Researchers surveyed nearly 4,400 adults and found that 67 percent said an applicant should be admitted to a college only based on merit, even if that means there would be fewer minorities on campus. The percentage was the highest for the white population, with three-quarters of respondents favoring merit-based admissions policies.
The majority of Hispanics favored merit-based admissions policies, while a slight majority of black respondents – 48 percent – said they think an applicant's racial and ethnic background should be considered.
The survey came in the midst of the Supreme Court's ruling on a case brought forth by a white applicant who was denied admission to the flagship campus of the University of Texas system.

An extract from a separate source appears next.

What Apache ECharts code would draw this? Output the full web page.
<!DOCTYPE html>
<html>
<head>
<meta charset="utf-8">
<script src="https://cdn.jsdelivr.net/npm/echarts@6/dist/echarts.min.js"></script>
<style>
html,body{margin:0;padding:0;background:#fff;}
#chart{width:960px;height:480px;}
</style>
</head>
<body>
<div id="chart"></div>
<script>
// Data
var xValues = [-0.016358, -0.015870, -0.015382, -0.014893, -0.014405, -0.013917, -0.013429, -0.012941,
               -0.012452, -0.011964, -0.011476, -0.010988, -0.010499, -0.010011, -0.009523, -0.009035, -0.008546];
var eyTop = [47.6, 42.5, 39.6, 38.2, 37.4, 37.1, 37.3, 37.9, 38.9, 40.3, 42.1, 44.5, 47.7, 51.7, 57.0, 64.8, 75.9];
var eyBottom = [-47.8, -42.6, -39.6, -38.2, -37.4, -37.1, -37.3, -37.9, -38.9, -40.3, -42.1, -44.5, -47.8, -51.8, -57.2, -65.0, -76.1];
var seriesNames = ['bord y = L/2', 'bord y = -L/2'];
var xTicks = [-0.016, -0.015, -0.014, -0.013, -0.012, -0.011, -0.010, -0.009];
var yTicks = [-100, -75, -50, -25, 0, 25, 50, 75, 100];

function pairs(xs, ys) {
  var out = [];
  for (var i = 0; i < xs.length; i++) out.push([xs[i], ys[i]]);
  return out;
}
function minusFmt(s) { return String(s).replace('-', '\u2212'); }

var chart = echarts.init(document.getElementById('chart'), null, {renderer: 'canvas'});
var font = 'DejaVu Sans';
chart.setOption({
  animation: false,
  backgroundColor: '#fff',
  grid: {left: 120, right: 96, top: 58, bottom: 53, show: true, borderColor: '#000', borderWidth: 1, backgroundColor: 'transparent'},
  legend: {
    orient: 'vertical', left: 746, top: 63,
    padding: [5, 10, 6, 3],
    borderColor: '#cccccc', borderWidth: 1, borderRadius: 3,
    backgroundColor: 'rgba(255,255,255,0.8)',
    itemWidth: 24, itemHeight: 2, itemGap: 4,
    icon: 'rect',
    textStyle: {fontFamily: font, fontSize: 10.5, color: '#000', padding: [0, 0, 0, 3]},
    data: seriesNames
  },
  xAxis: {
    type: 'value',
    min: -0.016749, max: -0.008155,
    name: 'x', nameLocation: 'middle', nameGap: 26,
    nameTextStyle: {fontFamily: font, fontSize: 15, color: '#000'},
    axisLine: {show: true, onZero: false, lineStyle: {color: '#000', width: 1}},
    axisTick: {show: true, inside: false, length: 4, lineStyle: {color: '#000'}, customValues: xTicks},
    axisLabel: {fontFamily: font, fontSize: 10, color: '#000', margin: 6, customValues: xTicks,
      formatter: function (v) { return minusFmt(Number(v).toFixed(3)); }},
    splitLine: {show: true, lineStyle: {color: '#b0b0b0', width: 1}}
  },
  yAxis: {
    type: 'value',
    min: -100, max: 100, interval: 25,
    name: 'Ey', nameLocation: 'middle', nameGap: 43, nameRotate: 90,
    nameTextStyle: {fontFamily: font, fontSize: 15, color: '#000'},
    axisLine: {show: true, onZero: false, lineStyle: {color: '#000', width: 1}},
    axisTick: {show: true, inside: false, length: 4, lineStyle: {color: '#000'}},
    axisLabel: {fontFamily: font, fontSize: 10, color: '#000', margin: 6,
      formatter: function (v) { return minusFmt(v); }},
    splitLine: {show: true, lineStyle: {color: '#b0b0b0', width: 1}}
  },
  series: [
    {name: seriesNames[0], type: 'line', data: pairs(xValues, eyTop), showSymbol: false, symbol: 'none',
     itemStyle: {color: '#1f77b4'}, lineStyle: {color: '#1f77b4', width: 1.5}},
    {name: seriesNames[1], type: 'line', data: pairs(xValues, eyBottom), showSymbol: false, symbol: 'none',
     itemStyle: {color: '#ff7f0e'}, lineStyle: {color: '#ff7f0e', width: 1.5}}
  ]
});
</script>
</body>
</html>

The applicant, Abigail Fisher, alleged she was denied admission to the Austin campus due to the school's affirmative action admissions policy.
While the court did not strike down affirmative action at the university, it punted the case back to a lower court, saying the admissions policy needed to be more strictly scrutinized.
"The recent University of Texas case suggests the issue is far from settled," a report on the poll says.
Gallup has surveyed Americans about race in college admissions two other occasions: once in 2003, when the Supreme Court ruled against a policy at the University of Michigan that awarded minority applicants extra "points," and again in 2007, when the court struck down racial quotas in public K-12 schools.
Americans' views on affirmative action programs related to college admissions have remained relatively consistent over the years. In 2003 69 percent of respondents favored a merit-based approach. This figure was 70 percent in 2007.
Although most Americans oppose affirmative action policies in college admissions, the poll found that the majority still supports affirmative action in general. A question asking respondents if they favored "affirmative action programs for racial minorities" showed that 58 percent in total agreed.
A slight majority of whites, about three-quarters of blacks and more than two-thirds of Hispanic respondents favored affirmative action programs more generally.
"Americans are not averse to having the government take steps to help improve the conditions of minority groups in the United States, and in a broad sense express support for affirmative action programs," the report says.